There are two primary criticisms of Thumbing a Ride. The first is the layout. There is no bibliography, nor is there any list of archival collections, oral histories or periodicals consulted. The reader must carefully review Mahood’s notes for such information. Although she makes liberal use of oral histories, as well as personal e-mails, most are anonymous, rendering their subjects inaccessible to future historians. Another concern is Mahood’s sloppiness with the facts. She often takes source material at face value. For instance, she begins the book by quoting a letter to Vancouver Mayor Tom Campbell in the summer of 1970 from “Faro, Northwest Territories.” (4) Faro is in Yukon. Such errors are numerous.
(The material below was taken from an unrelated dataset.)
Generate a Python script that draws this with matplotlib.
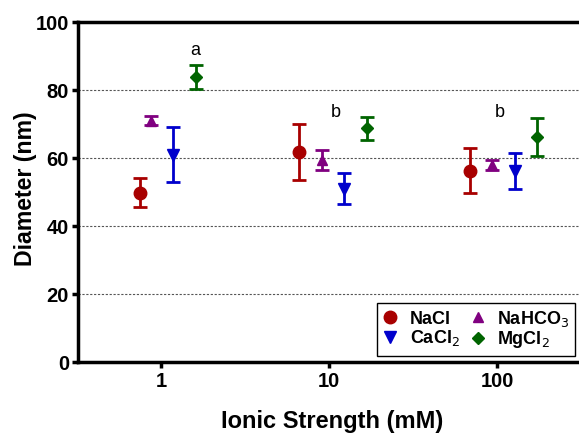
import numpy as np
import matplotlib.pyplot as plt
from matplotlib.lines import Line2D

plt.rcParams['font.family'] = ['Liberation Sans', 'DejaVu Sans']

# ── Data ─────────────────────────────────────────────────
salts = ["NaCl", "NaHCO$_3$", "CaCl$_2$", "MgCl$_2$"]
colors = ["#a80000", "#800080", "#0000cc", "#006400"]
markers = ["o", "^", "v", "D"]
msizes = [9, 7, 8, 6]

# ionic strength positions (mM), slightly staggered per salt
x_pos = {
    "NaCl": [0.75, 6.6, 69.0],
    "NaHCO$_3$": [0.87, 9.1, 93.0],
    "CaCl$_2$": [1.18, 12.3, 128.0],
    "MgCl$_2$": [1.62, 16.8, 173.0],
}
diam = {
    "NaCl": [49.8, 61.7, 56.2],
    "NaHCO$_3$": [71.0, 59.5, 58.0],
    "CaCl$_2$": [61.0, 51.0, 56.3],
    "MgCl$_2$": [83.8, 68.8, 66.1],
}
err = {
    "NaCl": [4.3, 8.3, 6.6],
    "NaHCO$_3$": [1.4, 2.9, 1.5],
    "CaCl$_2$": [8.0, 4.5, 5.3],
    "MgCl$_2$": [3.6, 3.4, 5.6],
}
letters = ["a", "b", "b"]
letter_x = [1.6, 11.0, 104.0]
letter_y = [91.6, 73.3, 73.3]

# ── Plot ─────────────────────────────────────────────────
fig = plt.figure(figsize=(5.79, 4.36), dpi=100)
ax = fig.add_axes([0.1347, 0.1697, 0.8653, 0.7798])

for y in [20, 40, 60, 80]:
    ax.axhline(y, color="#555555", linestyle=(0, (2, 1.5)), linewidth=0.8, zorder=0)

for s, c, m, ms in zip(salts, colors, markers, msizes):
    ax.errorbar(x_pos[s], diam[s], yerr=err[s], fmt=m, color=c,
                markersize=ms, elinewidth=2, capsize=5, capthick=2, zorder=3)

for t, lx, ly in zip(letters, letter_x, letter_y):
    ax.text(lx, ly, t, fontsize=13, ha="center", va="center")

ax.set_xscale("log")
ax.set_xlim(0.321, 307)
ax.set_ylim(0, 100)
ax.set_xticks([1, 10, 100])
ax.set_xticklabels(["1", "10", "100"])
ax.xaxis.set_minor_locator(plt.NullLocator())
ax.set_yticks([0, 20, 40, 60, 80, 100])

for sp in ["left", "bottom", "top"]:
    ax.spines[sp].set_linewidth(2.5)
ax.spines["right"].set_visible(False)
ax.tick_params(axis="both", width=2.5, length=4.5, labelsize=14.5)
ax.tick_params(axis="x", pad=3)
ax.tick_params(axis="y", pad=2)
for lab in ax.get_xticklabels() + ax.get_yticklabels():
    lab.set_fontweight("bold")

ax.set_xlabel("Ionic Strength (mM)", fontsize=17, fontweight="bold")
ax.xaxis.set_label_coords(0.507, -0.141)
ax.set_ylabel("Diameter (nm)", fontsize=16.7, fontweight="bold", va="center")
ax.yaxis.set_label_coords(-0.104, 0.51)

handles = [Line2D([], [], marker=m, color=c, linestyle="none", markersize=ms)
           for c, m, ms in zip(colors, markers, msizes)]
order = [0, 2, 1, 3]
leg = ax.legend([handles[i] for i in order], [salts[i] for i in order],
                ncol=2, loc="lower left", bbox_to_anchor=(0.597, 0.018),
                borderaxespad=0, fancybox=False, edgecolor="black", framealpha=1,
                prop={"weight": "bold", "size": 13},
                handletextpad=0.7, columnspacing=0.6, labelspacing=0.05,
                borderpad=0.3, handlelength=0.8)
leg.get_frame().set_linewidth(1.0)

plt.savefig("out.png", dpi=100)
Thumbing a Ride ends with a series of horror stories, seemingly one after another after another, of mostly young women hitchhikers being sexually assaulted and often murdered. Problematically, Mahood presents a discourse on the subject reflected in the media without addressing whether such incidents were actually increasing in number, or merely being sensationalized. The result was a massive propaganda assault on hitchhiking. She concludes in asserting that the popularity of hitchhiking in Canada ended in the late 1970s “due to pressure on provincial and federal police to enforce restrictions on hitchhiking on highways and due to new municipal bylaws that banned hitchhiking in towns and cities.” (248) However, her conclusions seem somewhat unsupported given her focus on sexual violence rather than political lobbying and legislation. Based on Mahood’s own argument, the demise of hitchhiking likely resulted from a campaign of terror conducted in the media. Possibly Reid is closer to the truth in that by the 1980s the element of social trust was simply in short supply.